Exercise task
State how many lines in the listing below include the word "chart". Give nothing but the number.

Begin Dataset

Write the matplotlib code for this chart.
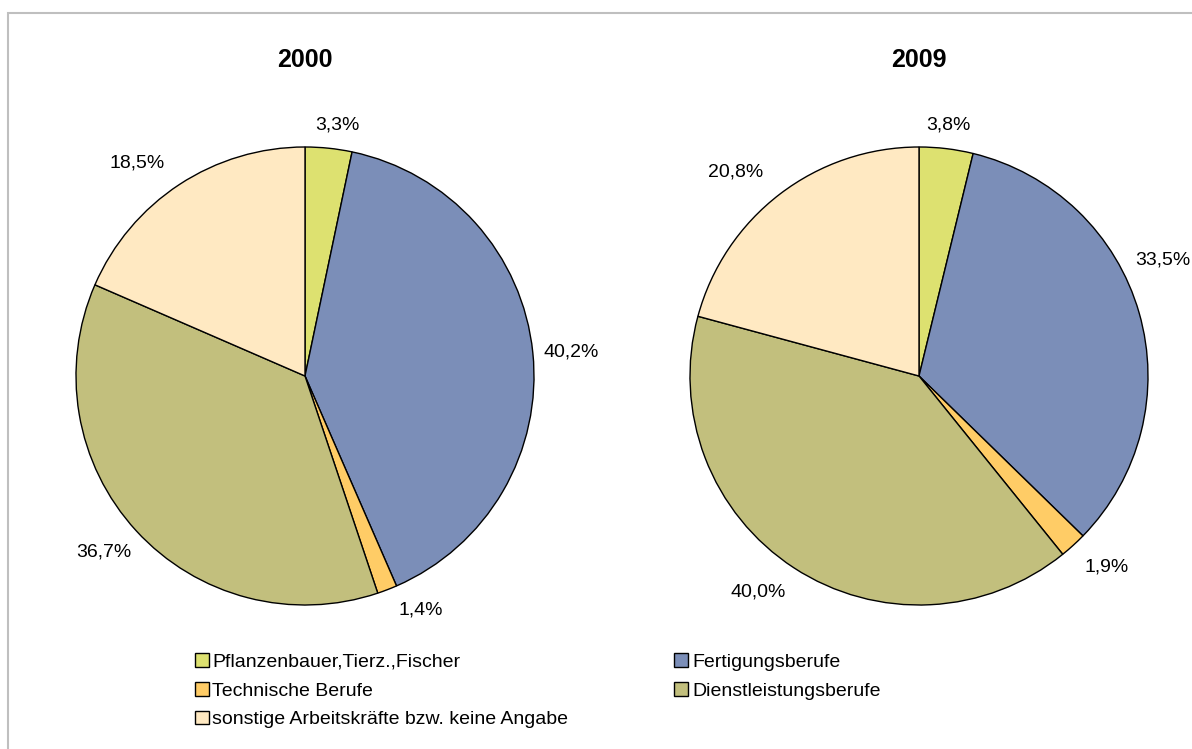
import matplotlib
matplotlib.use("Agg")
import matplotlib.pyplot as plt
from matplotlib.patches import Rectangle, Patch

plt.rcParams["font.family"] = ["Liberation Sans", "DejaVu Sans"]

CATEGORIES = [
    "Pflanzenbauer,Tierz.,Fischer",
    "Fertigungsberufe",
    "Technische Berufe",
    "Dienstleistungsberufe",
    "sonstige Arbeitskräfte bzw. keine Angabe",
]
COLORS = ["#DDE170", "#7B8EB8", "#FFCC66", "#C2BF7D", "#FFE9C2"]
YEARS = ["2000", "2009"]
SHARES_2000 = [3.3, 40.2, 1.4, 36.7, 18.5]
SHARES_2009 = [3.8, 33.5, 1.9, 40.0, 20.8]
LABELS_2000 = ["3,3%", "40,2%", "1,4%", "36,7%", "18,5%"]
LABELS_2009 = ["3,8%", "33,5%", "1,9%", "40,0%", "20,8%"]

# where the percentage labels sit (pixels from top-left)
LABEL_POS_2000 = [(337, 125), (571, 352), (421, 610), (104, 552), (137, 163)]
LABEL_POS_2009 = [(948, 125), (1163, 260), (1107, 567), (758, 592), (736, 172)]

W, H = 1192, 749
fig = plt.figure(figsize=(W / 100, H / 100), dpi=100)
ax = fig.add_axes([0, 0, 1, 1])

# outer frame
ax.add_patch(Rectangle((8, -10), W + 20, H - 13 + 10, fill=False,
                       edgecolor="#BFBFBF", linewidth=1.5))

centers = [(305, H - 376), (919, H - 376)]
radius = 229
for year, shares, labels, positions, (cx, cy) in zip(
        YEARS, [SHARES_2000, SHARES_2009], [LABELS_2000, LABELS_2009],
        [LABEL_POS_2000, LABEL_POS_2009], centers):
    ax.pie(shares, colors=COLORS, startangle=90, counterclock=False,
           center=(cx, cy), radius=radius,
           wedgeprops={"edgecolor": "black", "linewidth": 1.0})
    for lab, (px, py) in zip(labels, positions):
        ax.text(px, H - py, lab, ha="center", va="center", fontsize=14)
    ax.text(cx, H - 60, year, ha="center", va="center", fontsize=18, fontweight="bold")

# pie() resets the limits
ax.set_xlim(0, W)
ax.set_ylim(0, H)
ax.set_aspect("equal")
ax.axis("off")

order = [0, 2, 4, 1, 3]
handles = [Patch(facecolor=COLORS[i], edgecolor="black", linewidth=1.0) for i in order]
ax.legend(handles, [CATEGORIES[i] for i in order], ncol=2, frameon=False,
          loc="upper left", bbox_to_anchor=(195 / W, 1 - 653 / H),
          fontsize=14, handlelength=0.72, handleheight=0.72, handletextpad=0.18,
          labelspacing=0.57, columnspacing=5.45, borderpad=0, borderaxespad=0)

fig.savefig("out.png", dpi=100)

End Dataset
Begin Dataset

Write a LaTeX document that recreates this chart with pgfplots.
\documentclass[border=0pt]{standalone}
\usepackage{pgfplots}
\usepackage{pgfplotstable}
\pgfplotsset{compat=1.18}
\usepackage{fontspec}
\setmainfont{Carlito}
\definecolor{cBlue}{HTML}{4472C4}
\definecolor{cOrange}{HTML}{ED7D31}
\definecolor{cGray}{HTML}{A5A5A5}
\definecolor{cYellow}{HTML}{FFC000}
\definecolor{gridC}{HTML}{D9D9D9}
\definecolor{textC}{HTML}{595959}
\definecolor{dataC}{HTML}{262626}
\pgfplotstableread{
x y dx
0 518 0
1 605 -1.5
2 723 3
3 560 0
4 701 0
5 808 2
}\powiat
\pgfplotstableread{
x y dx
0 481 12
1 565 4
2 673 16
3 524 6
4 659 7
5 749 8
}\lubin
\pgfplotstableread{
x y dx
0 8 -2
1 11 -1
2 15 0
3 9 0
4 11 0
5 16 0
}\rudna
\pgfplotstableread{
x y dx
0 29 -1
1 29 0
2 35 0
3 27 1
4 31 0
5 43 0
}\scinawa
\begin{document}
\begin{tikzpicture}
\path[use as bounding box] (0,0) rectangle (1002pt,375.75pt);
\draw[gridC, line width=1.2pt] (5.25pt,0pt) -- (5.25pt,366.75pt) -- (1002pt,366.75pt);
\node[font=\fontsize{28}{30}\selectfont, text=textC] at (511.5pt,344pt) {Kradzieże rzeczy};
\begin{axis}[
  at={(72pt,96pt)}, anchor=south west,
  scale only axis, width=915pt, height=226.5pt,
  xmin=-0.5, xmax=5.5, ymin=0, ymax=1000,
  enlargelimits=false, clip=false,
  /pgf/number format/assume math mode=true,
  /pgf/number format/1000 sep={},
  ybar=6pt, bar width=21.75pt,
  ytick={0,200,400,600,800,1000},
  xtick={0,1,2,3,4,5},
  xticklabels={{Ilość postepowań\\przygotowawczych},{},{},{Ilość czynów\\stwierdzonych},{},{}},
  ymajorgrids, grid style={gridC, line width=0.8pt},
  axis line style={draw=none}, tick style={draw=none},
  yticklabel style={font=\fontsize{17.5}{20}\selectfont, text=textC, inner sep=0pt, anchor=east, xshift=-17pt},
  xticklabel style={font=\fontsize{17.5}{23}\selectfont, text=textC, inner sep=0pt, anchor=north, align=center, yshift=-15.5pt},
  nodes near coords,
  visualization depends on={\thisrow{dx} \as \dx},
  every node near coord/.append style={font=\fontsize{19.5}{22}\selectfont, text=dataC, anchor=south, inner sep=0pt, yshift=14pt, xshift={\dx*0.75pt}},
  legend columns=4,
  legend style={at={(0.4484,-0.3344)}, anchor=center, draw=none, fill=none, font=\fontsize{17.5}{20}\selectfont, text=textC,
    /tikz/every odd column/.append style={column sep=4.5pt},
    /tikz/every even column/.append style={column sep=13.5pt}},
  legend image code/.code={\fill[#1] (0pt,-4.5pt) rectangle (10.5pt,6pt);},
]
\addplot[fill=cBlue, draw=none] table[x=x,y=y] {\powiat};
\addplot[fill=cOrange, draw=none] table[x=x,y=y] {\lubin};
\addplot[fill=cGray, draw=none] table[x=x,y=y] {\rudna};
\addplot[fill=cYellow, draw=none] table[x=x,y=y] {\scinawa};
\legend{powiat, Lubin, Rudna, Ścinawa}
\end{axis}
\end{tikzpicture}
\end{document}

End Dataset

Finished answer
2